Database geekery
May. 29th, 2003 04:22 pmI'm looking for database wisdom.
Database modellers often refer to "third normal form". Does this imply a first and second normal form. How are these levels defined?
I'm looking for database wisdom.
Database modellers often refer to "third normal form". Does this imply a first and second normal form. How are these levels defined?
(no subject)
Date: 2003-05-29 01:52 pm (UTC)I don't remember well enough to describe it, but I did find a tutorial:
http://www.devhood.com/tutorials/tutorial_details.aspx?tutorial_id=95
http://www.devhood.com/tutorials/tutorial_details.aspx?tutorial_id=104
Yep
Date: 2003-05-29 02:06 pm (UTC)1st. duplicate columns removed and new tables created based on any recurring data based on primary key. e.g. remove dependant_1, ... , dependant_4 and put them in their own dependants table.
2nd. Common groupings are removed and placed into a different table based on foreign keys. e.g. instead of placing city, province, and postal code you can prefill a table with postal code, province, and city and refer to it through the unique postal code.

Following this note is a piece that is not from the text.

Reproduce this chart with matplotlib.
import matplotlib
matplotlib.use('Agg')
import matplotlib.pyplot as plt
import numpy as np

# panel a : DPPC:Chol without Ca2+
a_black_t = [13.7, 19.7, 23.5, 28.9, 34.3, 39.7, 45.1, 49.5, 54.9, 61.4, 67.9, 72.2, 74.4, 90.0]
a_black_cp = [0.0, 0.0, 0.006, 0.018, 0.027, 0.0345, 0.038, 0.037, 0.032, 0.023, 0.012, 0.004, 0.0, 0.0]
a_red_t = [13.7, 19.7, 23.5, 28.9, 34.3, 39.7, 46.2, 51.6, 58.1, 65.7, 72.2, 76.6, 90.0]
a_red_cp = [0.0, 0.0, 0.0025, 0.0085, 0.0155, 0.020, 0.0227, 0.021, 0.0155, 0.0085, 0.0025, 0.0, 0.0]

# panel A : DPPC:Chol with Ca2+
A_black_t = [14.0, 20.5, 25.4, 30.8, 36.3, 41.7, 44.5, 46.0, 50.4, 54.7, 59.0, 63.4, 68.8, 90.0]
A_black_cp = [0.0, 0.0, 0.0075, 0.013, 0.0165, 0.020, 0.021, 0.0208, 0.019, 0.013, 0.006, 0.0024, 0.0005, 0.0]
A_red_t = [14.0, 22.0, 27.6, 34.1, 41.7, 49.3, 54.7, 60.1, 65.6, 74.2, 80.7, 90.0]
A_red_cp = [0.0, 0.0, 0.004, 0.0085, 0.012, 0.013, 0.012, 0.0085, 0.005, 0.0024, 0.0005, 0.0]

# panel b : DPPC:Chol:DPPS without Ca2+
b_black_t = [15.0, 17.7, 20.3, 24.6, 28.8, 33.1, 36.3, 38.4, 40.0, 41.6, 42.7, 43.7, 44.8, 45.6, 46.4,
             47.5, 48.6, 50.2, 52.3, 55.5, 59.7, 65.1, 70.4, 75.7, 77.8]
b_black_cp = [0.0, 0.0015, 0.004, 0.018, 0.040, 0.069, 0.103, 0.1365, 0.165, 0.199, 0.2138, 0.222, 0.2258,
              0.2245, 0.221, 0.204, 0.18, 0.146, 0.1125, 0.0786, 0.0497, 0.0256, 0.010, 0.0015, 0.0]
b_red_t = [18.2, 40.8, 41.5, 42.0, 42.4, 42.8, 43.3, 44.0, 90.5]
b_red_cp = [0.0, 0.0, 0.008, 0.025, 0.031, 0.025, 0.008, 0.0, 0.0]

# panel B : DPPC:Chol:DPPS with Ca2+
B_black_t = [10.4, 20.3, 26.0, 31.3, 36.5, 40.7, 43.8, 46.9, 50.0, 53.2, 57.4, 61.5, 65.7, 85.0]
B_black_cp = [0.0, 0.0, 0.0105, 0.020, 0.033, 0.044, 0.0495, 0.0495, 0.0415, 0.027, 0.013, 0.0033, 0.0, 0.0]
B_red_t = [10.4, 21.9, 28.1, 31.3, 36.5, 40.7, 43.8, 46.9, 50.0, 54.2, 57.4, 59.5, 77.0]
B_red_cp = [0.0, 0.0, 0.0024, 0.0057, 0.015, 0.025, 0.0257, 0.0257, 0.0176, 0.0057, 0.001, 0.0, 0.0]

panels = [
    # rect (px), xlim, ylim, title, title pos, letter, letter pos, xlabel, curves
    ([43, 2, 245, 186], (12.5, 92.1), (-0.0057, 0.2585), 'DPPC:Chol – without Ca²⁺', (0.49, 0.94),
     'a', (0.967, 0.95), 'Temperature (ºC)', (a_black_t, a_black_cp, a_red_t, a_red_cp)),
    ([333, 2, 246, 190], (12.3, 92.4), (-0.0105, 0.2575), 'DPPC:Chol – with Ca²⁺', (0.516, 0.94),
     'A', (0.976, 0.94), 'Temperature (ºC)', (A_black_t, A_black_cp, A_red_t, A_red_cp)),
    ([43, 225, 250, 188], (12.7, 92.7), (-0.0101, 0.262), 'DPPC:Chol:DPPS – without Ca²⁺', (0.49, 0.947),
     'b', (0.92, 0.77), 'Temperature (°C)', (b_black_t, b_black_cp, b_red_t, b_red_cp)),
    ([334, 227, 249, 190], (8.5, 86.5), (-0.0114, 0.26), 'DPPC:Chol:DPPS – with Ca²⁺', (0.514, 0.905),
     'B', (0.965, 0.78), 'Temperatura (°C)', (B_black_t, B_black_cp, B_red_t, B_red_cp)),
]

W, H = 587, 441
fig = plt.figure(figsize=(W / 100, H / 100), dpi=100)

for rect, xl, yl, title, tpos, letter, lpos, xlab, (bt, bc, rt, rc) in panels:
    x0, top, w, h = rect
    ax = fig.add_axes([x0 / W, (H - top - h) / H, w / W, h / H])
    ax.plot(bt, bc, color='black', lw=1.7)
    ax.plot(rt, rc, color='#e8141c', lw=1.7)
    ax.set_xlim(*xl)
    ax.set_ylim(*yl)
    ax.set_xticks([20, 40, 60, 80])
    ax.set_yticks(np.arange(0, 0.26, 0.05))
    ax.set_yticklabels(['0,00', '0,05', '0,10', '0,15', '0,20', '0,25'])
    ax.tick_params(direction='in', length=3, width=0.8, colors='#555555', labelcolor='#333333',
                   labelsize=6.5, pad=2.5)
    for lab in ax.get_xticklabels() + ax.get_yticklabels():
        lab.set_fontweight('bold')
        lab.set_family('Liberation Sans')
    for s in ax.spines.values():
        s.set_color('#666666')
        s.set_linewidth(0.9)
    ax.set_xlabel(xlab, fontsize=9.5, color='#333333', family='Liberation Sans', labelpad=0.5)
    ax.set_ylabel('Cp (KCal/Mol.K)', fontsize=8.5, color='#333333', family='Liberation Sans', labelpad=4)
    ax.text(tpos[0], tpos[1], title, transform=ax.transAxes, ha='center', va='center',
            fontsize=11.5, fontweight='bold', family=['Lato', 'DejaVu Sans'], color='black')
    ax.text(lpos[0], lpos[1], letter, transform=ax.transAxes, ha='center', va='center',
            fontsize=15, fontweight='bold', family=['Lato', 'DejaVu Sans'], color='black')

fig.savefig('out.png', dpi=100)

3rd. All data is dependant on primary key. Everything else is removed.
(no subject)
Date: 2003-05-29 02:08 pm (UTC)1st - seperate out to tables
2nd - eliminate redundant data
3rd - make all realate to primary key
http://www.devhood.com/tutorials/tutorial_details.aspx?tutorial_id=95
http://www.devhood.com/tutorials/tutorial_details.aspx?tutorial_id=104
(no subject)
Date: 2003-05-29 02:29 pm (UTC)Third normal form is usually thought "sufficient" to optimize an operational database for transactions. (Fourth and fifth normal forms are mostly academic exercises.) Normalization can be done intuitively by eliminating redundancy.

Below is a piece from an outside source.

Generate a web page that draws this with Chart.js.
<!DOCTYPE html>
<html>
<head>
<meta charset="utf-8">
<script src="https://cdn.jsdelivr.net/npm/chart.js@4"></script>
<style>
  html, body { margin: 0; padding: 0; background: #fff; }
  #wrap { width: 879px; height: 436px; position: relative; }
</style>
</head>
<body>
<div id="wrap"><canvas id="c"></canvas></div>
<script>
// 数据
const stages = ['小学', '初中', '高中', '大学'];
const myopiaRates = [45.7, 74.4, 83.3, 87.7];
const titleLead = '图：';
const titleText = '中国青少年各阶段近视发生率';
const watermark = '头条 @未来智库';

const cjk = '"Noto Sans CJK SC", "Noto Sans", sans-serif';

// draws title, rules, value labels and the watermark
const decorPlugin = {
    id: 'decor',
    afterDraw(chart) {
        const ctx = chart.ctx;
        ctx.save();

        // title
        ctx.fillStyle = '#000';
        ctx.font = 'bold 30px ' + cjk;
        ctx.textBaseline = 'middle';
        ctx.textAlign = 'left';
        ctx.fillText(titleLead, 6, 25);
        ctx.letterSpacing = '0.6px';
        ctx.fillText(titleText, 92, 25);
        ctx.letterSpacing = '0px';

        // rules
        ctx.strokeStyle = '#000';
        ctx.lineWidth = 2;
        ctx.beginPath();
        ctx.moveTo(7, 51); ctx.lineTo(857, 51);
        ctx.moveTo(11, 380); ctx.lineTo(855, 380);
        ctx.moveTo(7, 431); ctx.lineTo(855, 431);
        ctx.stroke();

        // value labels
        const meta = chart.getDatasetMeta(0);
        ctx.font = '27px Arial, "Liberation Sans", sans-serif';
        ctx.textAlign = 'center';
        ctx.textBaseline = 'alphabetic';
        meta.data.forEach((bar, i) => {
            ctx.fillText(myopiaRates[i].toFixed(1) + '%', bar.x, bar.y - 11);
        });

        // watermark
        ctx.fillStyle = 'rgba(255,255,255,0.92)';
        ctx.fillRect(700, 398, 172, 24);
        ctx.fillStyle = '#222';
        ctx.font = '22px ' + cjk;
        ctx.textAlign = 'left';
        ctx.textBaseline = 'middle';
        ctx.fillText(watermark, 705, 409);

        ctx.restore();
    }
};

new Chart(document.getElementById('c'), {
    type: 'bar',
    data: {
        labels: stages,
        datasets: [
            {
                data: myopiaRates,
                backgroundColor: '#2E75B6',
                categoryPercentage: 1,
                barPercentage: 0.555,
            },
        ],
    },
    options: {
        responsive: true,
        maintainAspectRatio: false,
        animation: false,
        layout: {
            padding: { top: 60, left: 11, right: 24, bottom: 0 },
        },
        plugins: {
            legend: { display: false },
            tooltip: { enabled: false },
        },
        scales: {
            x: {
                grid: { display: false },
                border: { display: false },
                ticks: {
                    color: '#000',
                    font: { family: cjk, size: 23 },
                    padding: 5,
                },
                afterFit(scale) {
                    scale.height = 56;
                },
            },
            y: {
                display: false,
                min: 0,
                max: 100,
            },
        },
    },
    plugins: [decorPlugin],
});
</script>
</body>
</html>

Analytical databases should be optimized for query performance (fewer joins) so 3rd normal form does not apply. (Kimball's "dimensional" model is my favourite strategy for analytical databases, but opinions vary.)

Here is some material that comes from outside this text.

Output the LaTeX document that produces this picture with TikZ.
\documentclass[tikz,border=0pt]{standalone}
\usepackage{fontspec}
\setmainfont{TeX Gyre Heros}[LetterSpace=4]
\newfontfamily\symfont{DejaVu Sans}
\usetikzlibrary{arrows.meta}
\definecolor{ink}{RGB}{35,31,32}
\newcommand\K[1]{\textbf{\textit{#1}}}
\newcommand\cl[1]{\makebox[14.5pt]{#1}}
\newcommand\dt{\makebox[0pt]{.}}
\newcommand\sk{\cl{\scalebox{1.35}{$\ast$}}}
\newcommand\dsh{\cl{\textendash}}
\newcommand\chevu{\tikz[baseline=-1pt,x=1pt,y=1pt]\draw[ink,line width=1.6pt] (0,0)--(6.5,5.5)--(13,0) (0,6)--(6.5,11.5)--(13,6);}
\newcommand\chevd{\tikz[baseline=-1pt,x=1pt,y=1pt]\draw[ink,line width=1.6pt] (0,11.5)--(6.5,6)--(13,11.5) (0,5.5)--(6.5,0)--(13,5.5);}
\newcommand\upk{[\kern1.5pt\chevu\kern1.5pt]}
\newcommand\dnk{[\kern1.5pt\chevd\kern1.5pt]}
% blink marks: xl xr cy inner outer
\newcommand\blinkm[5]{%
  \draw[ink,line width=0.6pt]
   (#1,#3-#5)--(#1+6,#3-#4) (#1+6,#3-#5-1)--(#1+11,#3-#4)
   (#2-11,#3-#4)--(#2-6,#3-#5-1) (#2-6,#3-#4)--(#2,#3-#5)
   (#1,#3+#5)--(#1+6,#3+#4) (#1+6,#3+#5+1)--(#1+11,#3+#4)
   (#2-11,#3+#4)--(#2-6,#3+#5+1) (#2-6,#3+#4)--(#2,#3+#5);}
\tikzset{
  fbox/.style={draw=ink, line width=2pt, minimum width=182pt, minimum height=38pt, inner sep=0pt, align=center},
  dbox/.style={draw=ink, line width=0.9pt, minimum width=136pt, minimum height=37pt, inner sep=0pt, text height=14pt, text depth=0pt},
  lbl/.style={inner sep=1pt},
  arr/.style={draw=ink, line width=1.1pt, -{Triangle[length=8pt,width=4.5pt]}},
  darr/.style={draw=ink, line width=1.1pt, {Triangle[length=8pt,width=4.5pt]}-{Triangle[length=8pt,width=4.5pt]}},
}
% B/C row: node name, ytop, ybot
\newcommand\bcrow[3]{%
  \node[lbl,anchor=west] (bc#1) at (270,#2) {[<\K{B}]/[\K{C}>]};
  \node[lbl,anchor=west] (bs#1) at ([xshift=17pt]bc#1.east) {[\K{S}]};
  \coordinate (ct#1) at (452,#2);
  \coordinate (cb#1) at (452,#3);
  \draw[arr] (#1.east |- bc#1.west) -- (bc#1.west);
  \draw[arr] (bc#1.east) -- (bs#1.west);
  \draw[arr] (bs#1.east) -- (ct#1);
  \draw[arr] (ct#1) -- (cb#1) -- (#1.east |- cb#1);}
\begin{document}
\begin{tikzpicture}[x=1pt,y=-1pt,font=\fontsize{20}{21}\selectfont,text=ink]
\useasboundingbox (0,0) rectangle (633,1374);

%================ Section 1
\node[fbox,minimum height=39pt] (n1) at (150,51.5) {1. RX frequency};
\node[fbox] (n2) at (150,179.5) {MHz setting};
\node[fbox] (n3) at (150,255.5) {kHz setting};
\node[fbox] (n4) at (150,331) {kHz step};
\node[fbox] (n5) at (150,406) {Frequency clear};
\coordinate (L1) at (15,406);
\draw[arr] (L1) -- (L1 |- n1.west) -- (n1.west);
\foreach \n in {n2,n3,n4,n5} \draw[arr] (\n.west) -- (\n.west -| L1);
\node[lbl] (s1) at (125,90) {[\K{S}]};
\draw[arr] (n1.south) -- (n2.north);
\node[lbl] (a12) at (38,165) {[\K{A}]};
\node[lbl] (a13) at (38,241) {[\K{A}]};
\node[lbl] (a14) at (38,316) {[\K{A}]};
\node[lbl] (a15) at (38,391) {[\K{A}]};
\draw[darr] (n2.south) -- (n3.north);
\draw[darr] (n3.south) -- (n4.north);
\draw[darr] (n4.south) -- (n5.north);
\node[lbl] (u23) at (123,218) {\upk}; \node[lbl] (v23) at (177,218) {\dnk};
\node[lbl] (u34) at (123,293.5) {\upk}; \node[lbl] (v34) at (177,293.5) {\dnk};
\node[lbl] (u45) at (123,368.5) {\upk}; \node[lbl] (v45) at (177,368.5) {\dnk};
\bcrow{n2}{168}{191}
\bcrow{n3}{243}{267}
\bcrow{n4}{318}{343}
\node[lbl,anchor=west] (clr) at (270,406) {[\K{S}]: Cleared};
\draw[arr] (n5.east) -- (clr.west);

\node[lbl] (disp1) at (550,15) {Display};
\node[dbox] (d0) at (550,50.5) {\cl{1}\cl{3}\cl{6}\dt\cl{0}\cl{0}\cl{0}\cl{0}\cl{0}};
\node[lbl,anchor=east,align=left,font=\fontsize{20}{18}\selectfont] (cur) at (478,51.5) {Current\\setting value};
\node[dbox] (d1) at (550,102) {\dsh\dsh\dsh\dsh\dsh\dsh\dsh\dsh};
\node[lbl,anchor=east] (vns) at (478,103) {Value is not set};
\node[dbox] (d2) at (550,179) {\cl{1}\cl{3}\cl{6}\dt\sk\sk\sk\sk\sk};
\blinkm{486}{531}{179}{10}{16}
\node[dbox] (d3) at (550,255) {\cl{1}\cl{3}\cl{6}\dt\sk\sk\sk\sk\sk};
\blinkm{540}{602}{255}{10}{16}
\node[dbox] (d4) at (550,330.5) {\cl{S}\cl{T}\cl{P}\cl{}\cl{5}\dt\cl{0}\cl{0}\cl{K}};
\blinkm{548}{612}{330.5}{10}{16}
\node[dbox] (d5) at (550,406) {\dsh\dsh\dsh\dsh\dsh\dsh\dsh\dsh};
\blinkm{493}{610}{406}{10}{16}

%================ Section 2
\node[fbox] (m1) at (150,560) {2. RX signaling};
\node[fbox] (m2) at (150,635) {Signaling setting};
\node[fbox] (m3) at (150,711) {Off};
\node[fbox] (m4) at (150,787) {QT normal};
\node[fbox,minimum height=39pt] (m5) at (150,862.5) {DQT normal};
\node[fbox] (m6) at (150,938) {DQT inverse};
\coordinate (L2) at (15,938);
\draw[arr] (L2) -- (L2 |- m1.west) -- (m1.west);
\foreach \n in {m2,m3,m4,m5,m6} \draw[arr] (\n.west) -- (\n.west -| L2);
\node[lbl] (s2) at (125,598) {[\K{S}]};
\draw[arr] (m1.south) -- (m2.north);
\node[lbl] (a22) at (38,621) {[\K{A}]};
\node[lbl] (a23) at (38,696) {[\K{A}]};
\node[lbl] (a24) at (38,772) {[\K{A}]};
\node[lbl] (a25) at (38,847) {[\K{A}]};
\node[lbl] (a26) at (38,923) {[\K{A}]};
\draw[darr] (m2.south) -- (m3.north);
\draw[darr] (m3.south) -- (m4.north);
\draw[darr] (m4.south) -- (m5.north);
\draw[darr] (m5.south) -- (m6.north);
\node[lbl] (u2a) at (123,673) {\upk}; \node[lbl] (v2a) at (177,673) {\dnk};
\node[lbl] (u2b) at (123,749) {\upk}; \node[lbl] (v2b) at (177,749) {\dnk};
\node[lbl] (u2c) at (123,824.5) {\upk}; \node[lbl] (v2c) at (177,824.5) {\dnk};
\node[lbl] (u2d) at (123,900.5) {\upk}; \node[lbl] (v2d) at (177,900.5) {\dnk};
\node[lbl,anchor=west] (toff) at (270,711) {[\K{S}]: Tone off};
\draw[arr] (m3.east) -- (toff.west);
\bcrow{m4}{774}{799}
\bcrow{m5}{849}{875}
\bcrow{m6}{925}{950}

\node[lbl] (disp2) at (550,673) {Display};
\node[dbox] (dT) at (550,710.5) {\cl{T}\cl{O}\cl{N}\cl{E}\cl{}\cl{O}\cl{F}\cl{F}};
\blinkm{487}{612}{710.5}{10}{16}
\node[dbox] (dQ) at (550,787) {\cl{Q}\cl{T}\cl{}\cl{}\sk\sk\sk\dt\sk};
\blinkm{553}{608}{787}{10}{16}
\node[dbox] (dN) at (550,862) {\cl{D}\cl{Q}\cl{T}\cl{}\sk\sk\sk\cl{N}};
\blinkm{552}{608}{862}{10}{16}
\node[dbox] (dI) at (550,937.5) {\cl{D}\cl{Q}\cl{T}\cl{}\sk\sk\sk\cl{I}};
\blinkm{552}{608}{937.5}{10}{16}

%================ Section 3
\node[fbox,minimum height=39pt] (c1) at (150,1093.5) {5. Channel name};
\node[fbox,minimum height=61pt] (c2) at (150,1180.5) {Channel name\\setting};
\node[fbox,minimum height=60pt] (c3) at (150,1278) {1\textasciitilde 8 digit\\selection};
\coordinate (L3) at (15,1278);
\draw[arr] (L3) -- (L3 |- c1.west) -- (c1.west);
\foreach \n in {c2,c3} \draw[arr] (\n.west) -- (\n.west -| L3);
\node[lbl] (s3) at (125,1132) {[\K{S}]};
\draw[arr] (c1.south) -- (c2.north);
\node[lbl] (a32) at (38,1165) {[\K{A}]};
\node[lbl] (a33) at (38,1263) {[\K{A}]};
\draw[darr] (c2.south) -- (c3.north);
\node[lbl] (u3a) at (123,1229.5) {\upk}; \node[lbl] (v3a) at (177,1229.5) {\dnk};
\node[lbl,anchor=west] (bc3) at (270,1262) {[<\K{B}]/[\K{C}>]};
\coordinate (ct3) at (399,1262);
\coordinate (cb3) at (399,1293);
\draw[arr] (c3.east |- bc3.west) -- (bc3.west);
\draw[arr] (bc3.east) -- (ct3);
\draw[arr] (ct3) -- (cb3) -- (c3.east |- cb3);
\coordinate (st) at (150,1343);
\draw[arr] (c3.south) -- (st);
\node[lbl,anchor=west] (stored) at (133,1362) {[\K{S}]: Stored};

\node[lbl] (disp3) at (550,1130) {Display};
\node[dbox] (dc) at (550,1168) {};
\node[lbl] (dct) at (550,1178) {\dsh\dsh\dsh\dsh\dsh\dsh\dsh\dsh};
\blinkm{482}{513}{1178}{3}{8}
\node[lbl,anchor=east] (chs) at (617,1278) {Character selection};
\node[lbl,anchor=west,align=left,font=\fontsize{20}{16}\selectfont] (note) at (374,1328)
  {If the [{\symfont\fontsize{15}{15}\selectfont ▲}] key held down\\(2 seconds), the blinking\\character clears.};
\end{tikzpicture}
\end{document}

In reality, database designs are often denormalized a bit for physical implementation. Controlled redundancy may have advantages.
I could go on and on...
(no subject)
Date: 2003-05-29 03:53 pm (UTC)An example of this kind of denormalization comes out really well with regard to province/state codes.
To be technically correct for the form, an address would not be allowed to put a province abbreviation directly into the database. Instead, there would be a code for the province, that combined with the country, would be keys into another table that contained the province name and its abbreviation. Similarly, the country wouldn't be stored as a country name or abbreviation in an address record, it would instead be a foreign key to a country table that would have the abbreviation, country name, etc. in it. outputing an address record to a label or display would require fetching the address record, then fetching the country and province records to get the abbreviations for the display.
Rarely does that level of strictness become handy for a lot of elements, and addresses will store the abbreviations directly, so that only one table fetch is required instead of three.
Several years ago, a coworker had the joy of aiding a group that was firmly convinced that rigorous normal form was desirable. They build the databs thusly and started importing data from the system that this one was to replace.
The first thousand records got loaded in about two seconds. The second thousand took about 10 seconds. The thrid thousand took about 45 seconds, and the fourth thousand about three minutes. They gave up trying to load data after approximately 10,000 records and it was possible to read every record completely during the time that it took to load it. They got 0.1% done.
(no subject)
Date: 2003-05-30 08:55 pm (UTC)This is database knowledge. For database wisdom, you would have to ask "What data modelling rules are suitable for my situation?"
You are a sofa of great wisdom.
Re:
Date: 2003-05-30 09:14 pm (UTC)I hope you weren't relying on a little LJ conversation to design a major database. A data architect's experience is called for in these matters.
(no subject)
Date: 2003-05-31 10:00 pm (UTC)I hope you weren't relying on a little LJ conversation to design a major database.
No. Although I've had more than my fair share of designing databases. Like most computer knowledge I have, I learned databases through School of Hard Knocks. Often I'm missing some basic definitions, and this was one of them.
Re:
Date: 2003-06-01 06:51 pm (UTC)What I have learned, by listening to and reading a lot of more experienced data geeks, is that normalization is a crock. There are various examples of normalized-but-ridiculous design. There are more circumstances to denormalize than to normalize. The normalization rules say nothing about subtyping/inheritance, which is used to remove redundancy in many circumstances (but cannot be implemented in RDBMSes). And scientific normalization can only be done correctly after the semantics of the data are artfully defined.
Third normal form is mainly useful when cleaning up "really messy" or "flat" or "legacy" databases, and it should be treated as a general goal not as a nirvana state.
Now if only I could convince the Evil Project Manager of all the things I just said. He thinks normalization is nirvana, and that I am an incompetent loony for modelling "intuitively". I wish I had solid mathematical arguments for my position!